On his favorite film version of Dracula:
"Yes, and it certainly isn't Bram Stoker's Dracula. I would probably go with Nosferatu, which echoes many elements of the book. People don't necessarily think of it as a Dracula film; but it clearly was based on Dracula, and it doesn't matter to me whether it was the original or the remake – both of them are brilliant films. I would probably go with that as my favorite Dracula film. If it has to be a really strictly Dracula film, I'd probably go with Dan Curtis' Count Dracula starring Jack Palance, or the BBC film version starring Louis Jourdan. That's a wonderful version. Very true to the original book, except for Louis Jourdan being so incredibly good looking."

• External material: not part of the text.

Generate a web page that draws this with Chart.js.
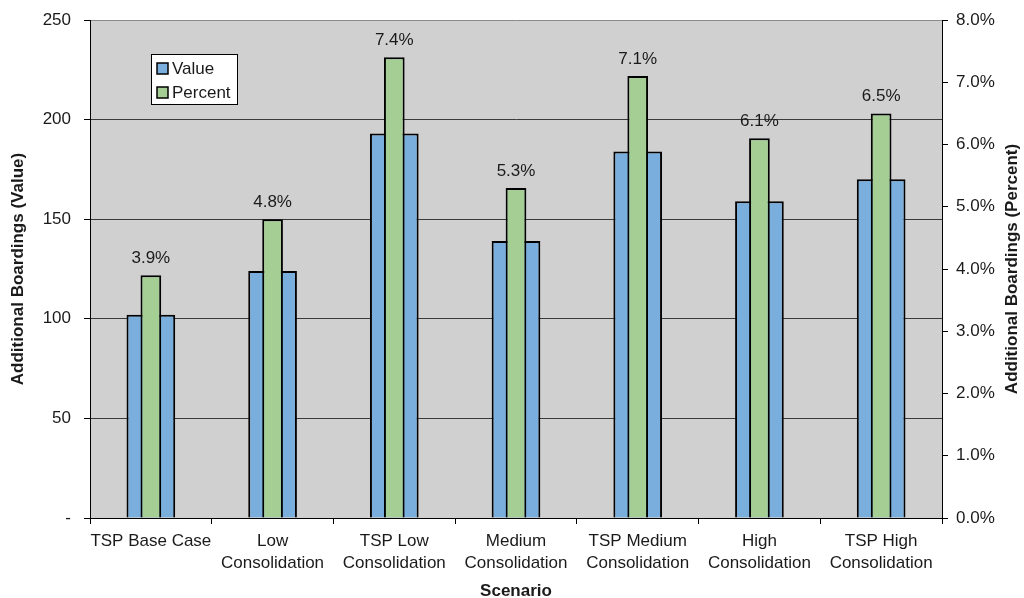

On the latest film version of Sherlock Holmes, starring Robert Downey Jr.:
"I loved it. I would have to disclose that, as a consultant on the [film], I worked with the producers and the actors, so I have a vested interest in it. But I really liked it because they had their hearts in the right place, they had my books on the set every day. They were really trying to do the right thing. There were well over two hundred films of Sherlock Holmes. Holmes and Dracula are respectably the number one and number two most filmed character of all time. Nobody, in either case, has really done it right. In neither case, have they done it in the sense of staying true to the original stories. Everybody has their own spin on it. I am very fond of the Downey film; I loved the Jeremy Brett television series of Sherlock Holmes. The Fox films were good, but the Universal films were so bad; the scripts were so terrible. Nobody has done it perfectly well. The answer to the best film in both cases, is the one that plays in my head when I read the book."